Wednesday, December 5, 2012

1212.0671 (Naomi Ota et al.)

Density Profile of Cool Core of Galaxy Clusters    [PDF]

Naomi Ota, Kiyokazu Onzuka, Kuniaki Masai
The density profile of cool core of intracluster gas is investigated, for a cluster of galaxies that is initially in the virial equilibrium state and then undergoes radiative cooling. The initial gas profile is derived under the assumption that the gas is hydrostatic within the dark matter potential presented by so-called NFW or King model and has a polytropic profile. The contribution from masses of gas and galaxies to the potential is ignored compared to the dark matter in the calculation. The temperature and density profiles of gas in its quasi-hydrostatic cooling phase, which is expected to last for ~Gyr, is then calculated for different initial gas profiles.

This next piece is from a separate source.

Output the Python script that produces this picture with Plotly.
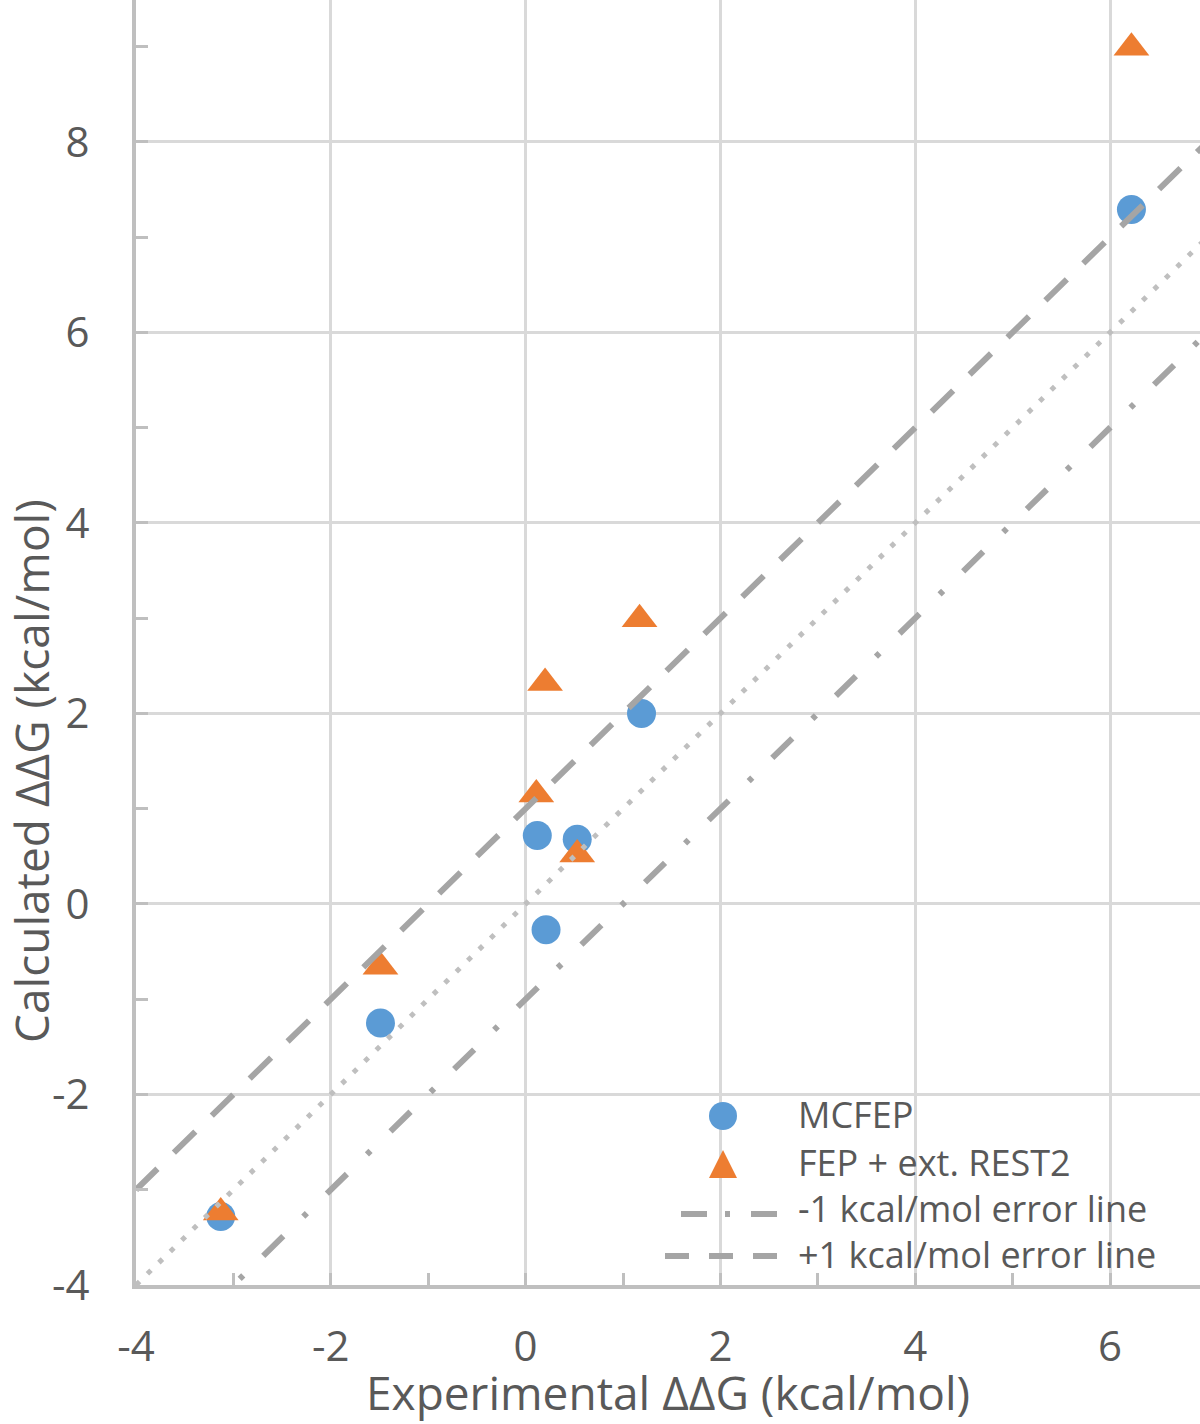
import plotly.graph_objects as go

# MCFEP (blue circles)
mcfep_exp = [-3.13, -1.49, 0.12, 0.21, 0.53, 1.19, 6.22]
mcfep_calc = [-3.28, -1.25, 0.72, -0.27, 0.68, 2.00, 7.29]

# FEP + ext. REST2 (orange triangles)
rest2_exp = [-3.13, -1.49, 0.11, 0.20, 0.53, 1.17, 6.22]
rest2_calc = [-3.24, -0.66, 1.15, 2.32, 0.52, 2.99, 8.99]

# Reference lines (x endpoints, offsets)
line_x = [-4, 7]
ideal_offset = 0
minus_offset = -1
plus_offset = 1

x_ticks = [-4, -2, 0, 2, 4, 6]
y_ticks = [-4, -2, 0, 2, 4, 6, 8]

legend_labels = ["MCFEP", "FEP + ext. REST2", "-1 kcal/mol error line", "+1 kcal/mol error line"]

BLUE = "#5B9BD5"
ORANGE = "#ED7D31"
TXT = "#595959"
LGRAY = "#A5A5A5"
FONT = "Open Sans"

W, H = 1200, 1424
L, R, T, B = 136, 0, 0, 139
PW, PH = W - L - R, H - T - B


def px(xp):
    return (xp - L) / PW


def py(yp):
    return (H - B - yp) / PH


fig = go.Figure()

fig.add_trace(go.Scatter(
    x=mcfep_exp, y=mcfep_calc, mode="markers", name=legend_labels[0],
    marker=dict(symbol="circle", size=29, color=BLUE, line=dict(width=0)),
))
fig.add_trace(go.Scatter(
    x=rest2_exp, y=rest2_calc, mode="markers", name=legend_labels[1],
    marker=dict(symbol="triangle-up", size=31, color=ORANGE, line=dict(width=0)),
))
fig.add_trace(go.Scatter(
    x=line_x, y=[v + ideal_offset for v in line_x], mode="lines",
    hoverinfo="skip",
    line=dict(color="#BFBFBF", width=5, dash="5px,11px"),
))
fig.add_trace(go.Scatter(
    x=line_x, y=[v + minus_offset for v in line_x], mode="lines",
    name=legend_labels[2],
    line=dict(color=LGRAY, width=6, dash="28px,28px,5px,28px"),
))
fig.add_trace(go.Scatter(
    x=line_x, y=[v + plus_offset for v in line_x], mode="lines",
    name=legend_labels[3],
    line=dict(color=LGRAY, width=6, dash="30px,23px"),
))

axis_common = dict(
    showgrid=True, gridcolor="#D9D9D9", gridwidth=3,
    showline=True, linecolor="#BFBFBF", linewidth=4,
    zeroline=False, automargin=False,
    ticks="inside", ticklen=12, tickwidth=3, tickcolor="#BFBFBF",
    minor=dict(ticks="inside", ticklen=12, tickwidth=3, tickcolor="#BFBFBF",
               dtick=1, showgrid=False),
    tickfont=dict(family=FONT, size=42, color=TXT),
)

fig.update_xaxes(
    range=[-4, 6.924], tickvals=x_ticks, ticktext=[str(v) for v in x_ticks],
    ticklabelstandoff=22,
    **axis_common,
)
fig.update_yaxes(
    range=[-4, 9.49], tickvals=y_ticks, ticktext=[str(v) for v in y_ticks],
    ticklabelstandoff=34,
    **axis_common,
)

annotations = [
    dict(text="Experimental ΔΔG (kcal/mol)", xref="paper", yref="paper",
         x=0.5, y=py(1392), xanchor="center", yanchor="middle", showarrow=False,
         font=dict(family=FONT, size=46, color=TXT)),
    dict(text="Calculated ΔΔG (kcal/mol)", xref="paper", yref="paper",
         x=px(31), y=py(771), xanchor="center", yanchor="middle", showarrow=False,
         textangle=-90, font=dict(family=FONT, size=46, color=TXT)),
]

# Legend (drawn manually to match the reference's large symbols)
row_y = [1114, 1162, 1208, 1254]
for lbl, yy in zip(legend_labels, row_y):
    annotations.append(dict(
        text=lbl, xref="paper", yref="paper", x=px(796), y=py(yy),
        xanchor="left", yanchor="middle", showarrow=False,
        font=dict(family=FONT, size=36, color=TXT)))

shapes = [
    dict(type="circle", xref="paper", yref="paper",
         x0=px(709), x1=px(737), y0=py(1102), y1=py(1130),
         fillcolor=BLUE, line=dict(width=0), layer="above"),
    dict(type="path", xref="paper", yref="paper",
         path=f"M{px(709)},{py(1178)} L{px(737)},{py(1178)} L{px(723)},{py(1150)} Z",
         fillcolor=ORANGE, line=dict(width=0), layer="above"),
    dict(type="line", xref="paper", yref="paper",
         x0=px(681), x1=px(777), y0=py(1214), y1=py(1214),
         line=dict(color=LGRAY, width=6, dash="26px,18px,5px,21px"), layer="above"),
    dict(type="line", xref="paper", yref="paper",
         x0=px(665), x1=px(778), y0=py(1256), y1=py(1256),
         line=dict(color=LGRAY, width=6, dash="24px,20px"), layer="above"),
]

fig.update_layout(
    width=W, height=H,
    margin=dict(l=L, r=R, t=T, b=B, pad=0),
    plot_bgcolor="white", paper_bgcolor="white",
    showlegend=False,
    annotations=annotations,
    shapes=shapes,
)

fig.write_html("out.html", config={"displayModeBar": False},
               post_script="document.body.style.margin='0px';")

It is found that in the quasi-hydrostatic cooling phase, while the temperature decreases to be about one-third, the density increases by a factor of 4-6 at the cluster center in comparison with their initial polytropic values, though the profiles over the core depend on the dark matter potential. Hence, the core radius in the quasi hydrostatic cooling gas appears smaller than the initial polytropic one. We compare the density profile of the cool core with observations to find that while the initial density is around the upper bounds of large-core (>100 kpc) clusters, likely most relaxed but cooling is not yet significant, the central density under quasi-hydrostatic cooling falls between the mid- and high-values of small-core (<100 kpc) or cool-core clusters. It is also found for the quasi-hydrostatic cooling gas that the entropy profile roughly agrees with the best-fit model for the ACCEPT cluster sample with a low central entropy, and the pressure gradient in the inner core is close to that of the REXCESS sample. X-ray surface brightness calculated for the quasi-hydrostatic cooling gas is well represented by the conventional double beta-model, giving a physical basis of applying the double beta-model to cool core clusters.